***** TASK MATERIAL *****

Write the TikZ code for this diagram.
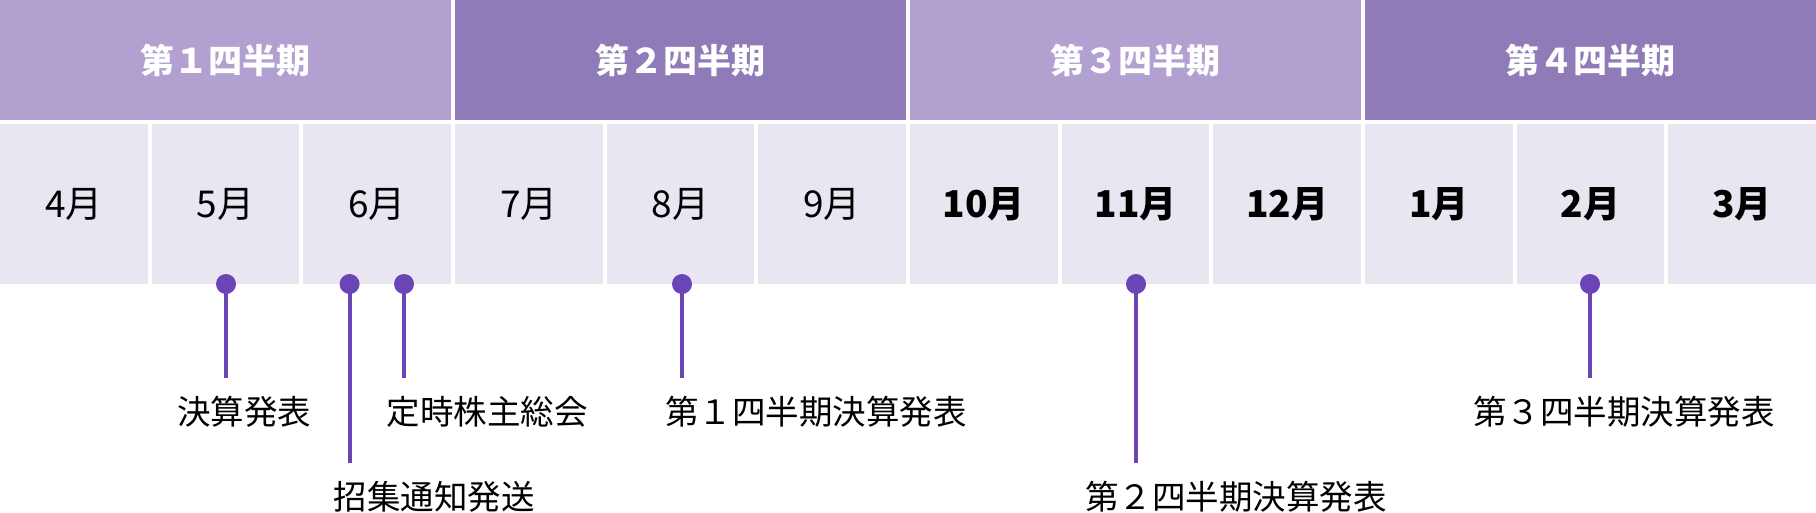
\documentclass[tikz,border=0pt]{standalone}
\usepackage{fontspec}
\setmainfont{Noto Sans CJK JP}
\usepackage{tikz}
\usetikzlibrary{positioning}
\definecolor{qlight}{HTML}{B2A0D0}
\definecolor{qdark}{HTML}{8E7BB7}
\definecolor{mbg}{HTML}{E9E6F2}
\definecolor{pin}{HTML}{6B45B5}

\begin{document}
\begin{tikzpicture}[x=1pt,y=-1pt,node distance=4pt,inner sep=0pt,outer sep=0pt]
    \tikzset{quarter/.style={rectangle,minimum width=451pt,minimum height=120pt,text=white,font=\fontsize{34}{40}\selectfont\bfseries}}
    \tikzset{month/.style={rectangle,fill=mbg,minimum width=147.67pt,minimum height=160pt,font=\fontsize{37}{44}\selectfont}}
    \tikzset{monthb/.style={month,font=\fontsize{37}{44}\selectfont\bfseries}}
    \tikzset{dot/.style={circle,fill=pin,minimum size=20pt}}
    \tikzset{pinline/.style={draw=pin,line width=4pt}}
    \tikzset{event/.style={font=\fontsize{33.5}{40}\selectfont}}
    \useasboundingbox (0,0) rectangle (1816,512);
    % quarters
    \node[quarter,fill=qlight,anchor=north west] (q1) at (0,0) {第１四半期};
    \node[quarter,fill=qdark] (q2) [right=of q1] {第２四半期};
    \node[quarter,fill=qlight] (q3) [right=of q2] {第３四半期};
    \node[quarter,fill=qdark] (q4) [right=of q3] {第４四半期};
    % months
    \node[month,anchor=north west] (m4) at (0,124) {4月};
    \node[month] (m5) [right=of m4] {5月};
    \node[month] (m6) [right=of m5] {6月};
    \node[month] (m7) [right=of m6] {7月};
    \node[month] (m8) [right=of m7] {8月};
    \node[month] (m9) [right=of m8] {9月};
    \node[monthb] (m10) [right=of m9] {10月};
    \node[monthb] (m11) [right=of m10] {11月};
    \node[monthb] (m12) [right=of m11] {12月};
    \node[monthb] (m1) [right=of m12] {1月};
    \node[monthb] (m2) [right=of m1] {2月};
    \node[monthb] (m3) [right=of m2] {3月};
    % events
    \coordinate (e1) at (226,378);
    \coordinate (e2) at (349.6,463);
    \coordinate (e3) at (404,378);
    \coordinate (e4) at (682,378);
    \coordinate (e5) at (1136,463);
    \coordinate (e6) at (1590,378);
    \node[dot] (d1) at (226,284) {};
    \node[dot] (d2) at (349.6,284) {};
    \node[dot] (d3) at (404,284) {};
    \node[dot] (d4) at (682,284) {};
    \node[dot] (d5) at (1136,284) {};
    \node[dot] (d6) at (1590,284) {};
    \path[pinline]
    (d1.center) -- (e1)
    (d2.center) -- (e2)
    (d3.center) -- (e3)
    (d4.center) -- (e4)
    (d5.center) -- (e5)
    (d6.center) -- (e6)
    ;
    \node[event] (l1) at (244,412) {決算発表};
    \node[event] (l2) at (434,497) {招集通知発送};
    \node[event] (l3) at (487,412) {定時株主総会};
    \node[event] (l4) at (816,412) {第１四半期決算発表};
    \node[event] (l5) at (1236,497) {第２四半期決算発表};
    \node[event] (l6) at (1624,412) {第３四半期決算発表};
  \end{tikzpicture}
\end{document}
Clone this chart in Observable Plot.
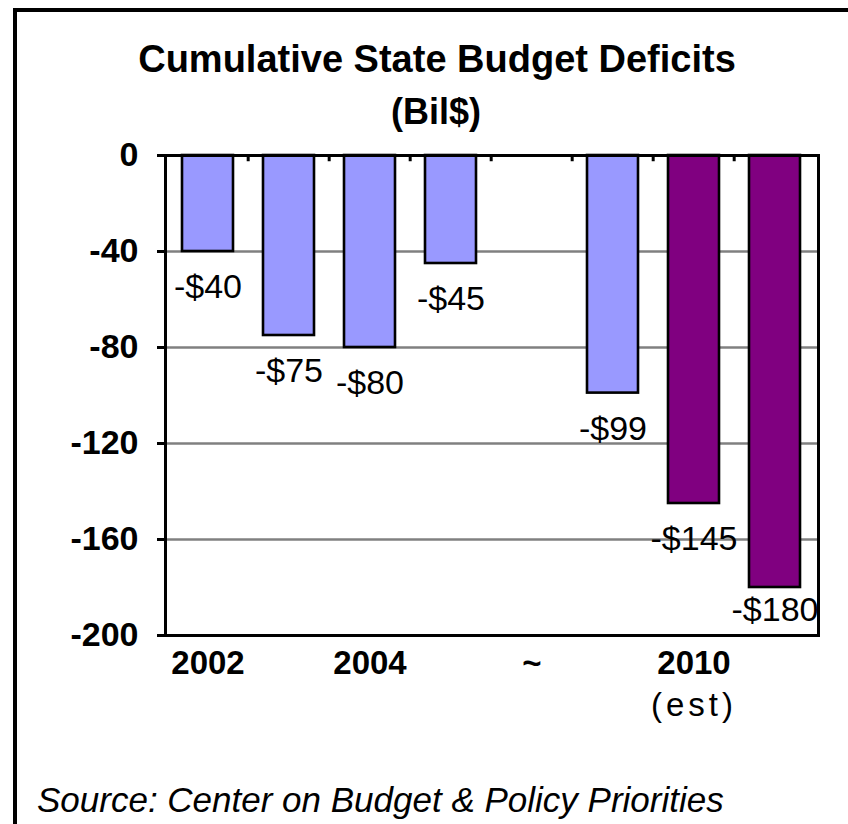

*****

## AIM OF THE EXERCISE
Your copy of the data above should match it exactly, except that pictures are left out.

## FINISHED ANSWER
Write the TikZ code for this diagram.
\documentclass[tikz,border=0pt]{standalone}
\usepackage{fontspec}
\setmainfont{Noto Sans CJK JP}
\usepackage{tikz}
\usetikzlibrary{positioning}
\definecolor{qlight}{HTML}{B2A0D0}
\definecolor{qdark}{HTML}{8E7BB7}
\definecolor{mbg}{HTML}{E9E6F2}
\definecolor{pin}{HTML}{6B45B5}

\begin{document}
\begin{tikzpicture}[x=1pt,y=-1pt,node distance=4pt,inner sep=0pt,outer sep=0pt]
    \tikzset{quarter/.style={rectangle,minimum width=451pt,minimum height=120pt,text=white,font=\fontsize{34}{40}\selectfont\bfseries}}
    \tikzset{month/.style={rectangle,fill=mbg,minimum width=147.67pt,minimum height=160pt,font=\fontsize{37}{44}\selectfont}}
    \tikzset{monthb/.style={month,font=\fontsize{37}{44}\selectfont\bfseries}}
    \tikzset{dot/.style={circle,fill=pin,minimum size=20pt}}
    \tikzset{pinline/.style={draw=pin,line width=4pt}}
    \tikzset{event/.style={font=\fontsize{33.5}{40}\selectfont}}
    \useasboundingbox (0,0) rectangle (1816,512);
    % quarters
    \node[quarter,fill=qlight,anchor=north west] (q1) at (0,0) {第１四半期};
    \node[quarter,fill=qdark] (q2) [right=of q1] {第２四半期};
    \node[quarter,fill=qlight] (q3) [right=of q2] {第３四半期};
    \node[quarter,fill=qdark] (q4) [right=of q3] {第４四半期};
    % months
    \node[month,anchor=north west] (m4) at (0,124) {4月};
    \node[month] (m5) [right=of m4] {5月};
    \node[month] (m6) [right=of m5] {6月};
    \node[month] (m7) [right=of m6] {7月};
    \node[month] (m8) [right=of m7] {8月};
    \node[month] (m9) [right=of m8] {9月};
    \node[monthb] (m10) [right=of m9] {10月};
    \node[monthb] (m11) [right=of m10] {11月};
    \node[monthb] (m12) [right=of m11] {12月};
    \node[monthb] (m1) [right=of m12] {1月};
    \node[monthb] (m2) [right=of m1] {2月};
    \node[monthb] (m3) [right=of m2] {3月};
    % events
    \coordinate (e1) at (226,378);
    \coordinate (e2) at (349.6,463);
    \coordinate (e3) at (404,378);
    \coordinate (e4) at (682,378);
    \coordinate (e5) at (1136,463);
    \coordinate (e6) at (1590,378);
    \node[dot] (d1) at (226,284) {};
    \node[dot] (d2) at (349.6,284) {};
    \node[dot] (d3) at (404,284) {};
    \node[dot] (d4) at (682,284) {};
    \node[dot] (d5) at (1136,284) {};
    \node[dot] (d6) at (1590,284) {};
    \path[pinline]
    (d1.center) -- (e1)
    (d2.center) -- (e2)
    (d3.center) -- (e3)
    (d4.center) -- (e4)
    (d5.center) -- (e5)
    (d6.center) -- (e6)
    ;
    \node[event] (l1) at (244,412) {決算発表};
    \node[event] (l2) at (434,497) {招集通知発送};
    \node[event] (l3) at (487,412) {定時株主総会};
    \node[event] (l4) at (816,412) {第１四半期決算発表};
    \node[event] (l5) at (1236,497) {第２四半期決算発表};
    \node[event] (l6) at (1624,412) {第３四半期決算発表};
  \end{tikzpicture}
\end{document}
Clone this chart in Observable Plot.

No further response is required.